Baral v. Schnitt
1 Cal. 5th 376
| Cal. | 2016Background
- Baral sued former co-owner Schnitt for breach of fiduciary duty, constructive fraud, negligent misrepresentation, and declaratory relief arising from Schnitt’s sale of IQ BackOffice and a Moss Adams audit that allegedly contained false information.
- The complaint included allegations based on both protected prelitigation communications (the Moss Adams audit and related statements) and unprotected corporate/transactional misconduct (the sale and usurpation of Baral’s ownership).
- Schnitt filed anti‑SLAPP motions seeking to strike claims based on the protected communications; the trial court denied relief on the ground an anti‑SLAPP motion could not target parts of a pleaded cause of action.
- The Court of Appeal affirmed, applying the so‑called Mann rule that a mixed cause of action survives if the plaintiff can show a probability of prevailing on any part of the pleaded count.

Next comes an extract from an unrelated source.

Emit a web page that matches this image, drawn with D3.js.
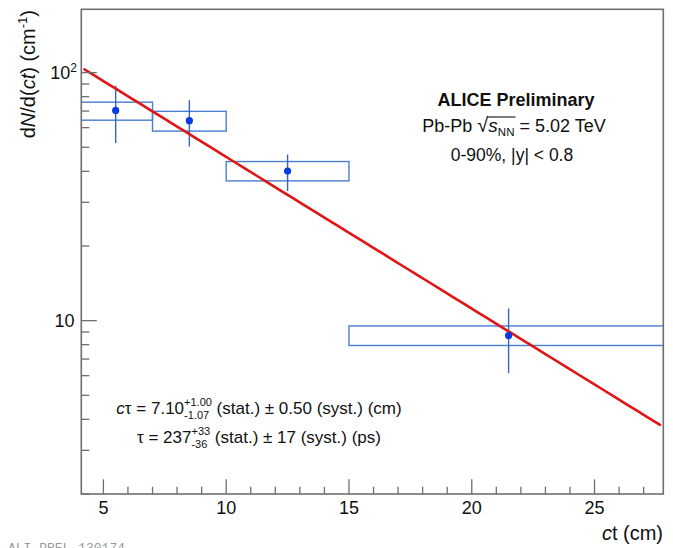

- The California Supreme Court granted review to resolve the split: whether section 425.16 permits striking particular claims/allegations within a pleaded cause of action that combine protected and unprotected activity.
- The Supreme Court reversed the Court of Appeal, holding anti‑SLAPP motions can target claims based on protected activity even when those allegations are joined in a single pleaded count with unprotected allegations.
Issues
| Issue | Plaintiff's Argument | Defendant's Argument | Held |
|---|---|---|---|
| Whether an anti‑SLAPP motion may be used to strike particular claims or allegations within a pleaded cause of action that mixes protected and unprotected activity | Baral relied on Oasis and Mann: if any part of a pleaded cause of action has a probability of success, the entire cause should survive (Mann rule) | Schnitt argued section 425.16 targets claims arising from protected acts and thus an anti‑SLAPP can attack claims based on protected activity even if pled alongside unprotected acts | Anti‑SLAPP may target and strike claims based on protected activity; Mann rule disapproved — plaintiff must show probability of prevailing as to each challenged claim arising from protected activity |
| Whether “cause of action” in §425.16(b)(1) should be read as indivisible primary‑right rather than as claim(s) based on particular acts | Baral argued the statute’s use of “cause of action” supports Mann and primary‑right approach | Schnitt argued statutory context and purpose show the focus is on claims arising from protected acts, not abstract primary‑right grouping | The Court rejected the primary‑right/indivisible reading for anti‑SLAPP purposes; focus is on claims grounded in specific protected acts |
| Allocation of burdens and procedure on mixed‑activity pleadings | Baral argued the complaint organization should prevent piecemeal anti‑SLAPP relief | Schnitt urged courts should identify protected‑act allegations and require plaintiff to show likelihood of success on each challenged claim | Court clarified first step: defendant identifies allegations of protected activity and the claims they support; second step: plaintiff must show legal sufficiency and prima facie factual support for each challenged claim based on protected activity |
Key Cases Cited
- Taus v. Loftus, 40 Cal.4th 683 (court analyzed viability of discrete facets of causes of action under anti‑SLAPP)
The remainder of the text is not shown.